Students in debt more at ISU than most Iowa schools
January 15, 1998
On average, Iowa State students are more in debt when they graduate than students from other Iowa Regents’ schools. Despite the extreme difference in tuition costs, ISU students have almost the same average debt as students graduating from Drake University.
According to a recent Government of the Student Body statistic, the average ISU student graduates $17,600 in debt.
Graduates of the University of Northern Iowa are left $16,378 in the hole on average, 1997 graduates of the University of Iowa face an average debt of $16,241, and Drake’s students graduate $17,900 in debt.
These debt figures are an average of last year’s graduating classes. They include only those students who borrowed to complete college. Averages including all students of the graduating class would be lower.
These figures are strikingly similar considering the diversity of the campuses.
In contrast to lower Regents’ schools’ tuition rates, Drake students pay $20,000 in tuition.
The annual tuition for in-state students at ISU stands at $6,500, UNI’s is $6,196 and U of I students pay $9,828 per year.
Financial Aid volumes
According to a Drake official, a total of $23 million is given to Drake students as scholarships.
About 95 percent of Drake undergraduates receive some form of financial assistance, he said. Of these, 60 percent take out loans with the applied federal interest rate.
Earl Dowling, ISU’s director of student financial aid, said a total of $28.5 million in financial aid is provided to students at ISU.
UNI undergraduates receive nearly $51.9 million in aid, Joyce Morrow, UNI assistant director of financial aid, said.
U of I’s Director of Financial Aid Mark Warner said a total of more than $188 million is given to U of I students.
Of all graduate, undergraduate and professional students at U of I, 88 percent borrow from some source. Morrow said 73 percent of all UNI students receive financial aid.
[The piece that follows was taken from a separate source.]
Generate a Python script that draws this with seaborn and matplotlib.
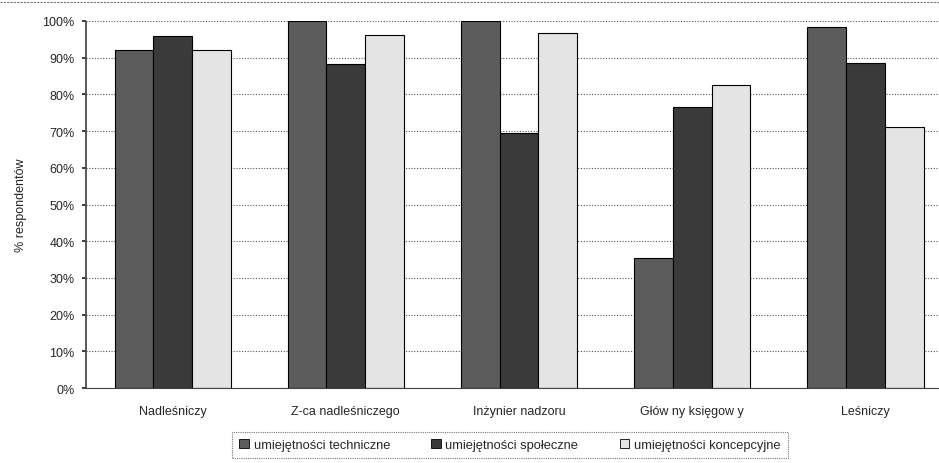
import matplotlib
matplotlib.use("Agg")
import matplotlib.pyplot as plt
import seaborn as sns
import pandas as pd
from matplotlib.lines import Line2D
from matplotlib.ticker import FuncFormatter

categories = ["Nadleśniczy", "Z-ca nadleśniczego", "Inżynier nadzoru", "Głów ny księgow y", "Leśniczy"]
series_names = ["umiejętności techniczne", "umiejętności społeczne", "umiejętności koncepcyjne"]
techniczne = [92.1, 100.0, 100.0, 35.4, 98.4]
spoleczne = [95.9, 88.4, 69.4, 76.6, 88.6]
koncepcyjne = [92.1, 96.1, 96.8, 82.6, 71.2]
yticks = [0, 10, 20, 30, 40, 50, 60, 70, 80, 90, 100]

sns.set_theme(style="white")
plt.rcParams['font.family'] = ['Liberation Sans', 'DejaVu Sans']

rows = []
for vals, name in zip([techniczne, spoleczne, koncepcyjne], series_names):
    for c, v in zip(categories, vals):
        rows.append({"cat": c, "series": name, "value": v})
df = pd.DataFrame(rows)

colors = ["#5c5c5c", "#3a3a3a", "#e4e4e4"]

fig = plt.figure(figsize=(9.39, 4.64), dpi=100)
ax = fig.add_axes([0.0915, 0.1616, 0.9225, 0.791])

sns.barplot(data=df, x="cat", y="value", hue="series", order=categories,
            hue_order=series_names, palette=colors, width=0.67,
            edgecolor="black", linewidth=0.8, saturation=1, ax=ax, legend=False)

ax.set_ylim(0, 100)
ax.set_xlim(-0.5, 4.5)
ax.set_yticks(yticks)
ax.yaxis.set_major_formatter(FuncFormatter(lambda v, p: f"{int(v)}%"))
ax.set_axisbelow(True)
ax.yaxis.grid(True, linestyle=(0, (1, 1.5)), color="#555555", linewidth=0.8)
ax.xaxis.grid(False)
ax.set_xlabel("")
ax.set_ylabel("% respondentów", fontsize=9, labelpad=11)
ax.tick_params(axis="y", labelsize=9, length=3, left=True, direction="out", pad=5)
ax.tick_params(axis="x", labelsize=9, length=0, pad=12)
for s in ["top", "right"]:
    ax.spines[s].set_visible(False)
ax.spines["left"].set_linestyle((0, (1, 1)))
ax.spines["left"].set_color("#444444")
ax.spines["bottom"].set_color("#444444")
ax.spines["bottom"].set_linewidth(0.8)

# outer frame line at top of chart
fig.add_artist(Line2D([0, 1], [0.993, 0.993], transform=fig.transFigure,
                      color="#777777", linewidth=0.8, linestyle=(0, (2, 1))))

handles = [plt.Rectangle((0, 0), 1, 1, facecolor=c, edgecolor="black", linewidth=0.6) for c in colors]
leg = fig.legend(handles, series_names, loc="upper center", bbox_to_anchor=(0.543, 0.067),
                 ncol=3, fontsize=9.3, frameon=True, fancybox=False,
                 handlelength=0.75, handleheight=0.75, handletextpad=0.35,
                 columnspacing=3.2, borderpad=0.55, borderaxespad=0)
frame = leg.get_frame()
frame.set_edgecolor("#555555")
frame.set_linestyle((0, (1, 1)))
frame.set_linewidth(0.8)

fig.savefig("out.png", dpi=100)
Of UNI’s aid, 62 percent is in the form of loans, while 10 percent is scholarships, 14 percent is grants, 11 percent is departmental employment and 3 percent is work/study programs.
Much of U of I’s aid is in the form of student employment, as 65 percent of undergraduates are employed, Warner said.
ISU’s loan volume for the 1996-97 school year was $70.1 million, and $150 million in overall financial aid was awarded, Dowling said. Of that, less than 50 percent was student loans, 25 percent was in the form of free money and 28 percent was student employment.
Dowling said he thinks one reason for the similarity of Regents’ school students’ debt and that of Drake students’ is the method in which scholarships are granted in private and public schools.
At state institutions, when a scholarship is granted, there must be tangible money to back it up, Dowling explained. The understanding among private schools is that there is not money being given, just a percentage of revenue not collected.
Another concern Dowling expressed regards government regulation.
Each time U.S. Congress broadens the eligibility of students, the loan volume broadens as well, he said.
This created a problem in 1978 when student loans were opened to all students, and in 1992 when loans were subsidized.
This means that students can borrow money regardless of income, he said.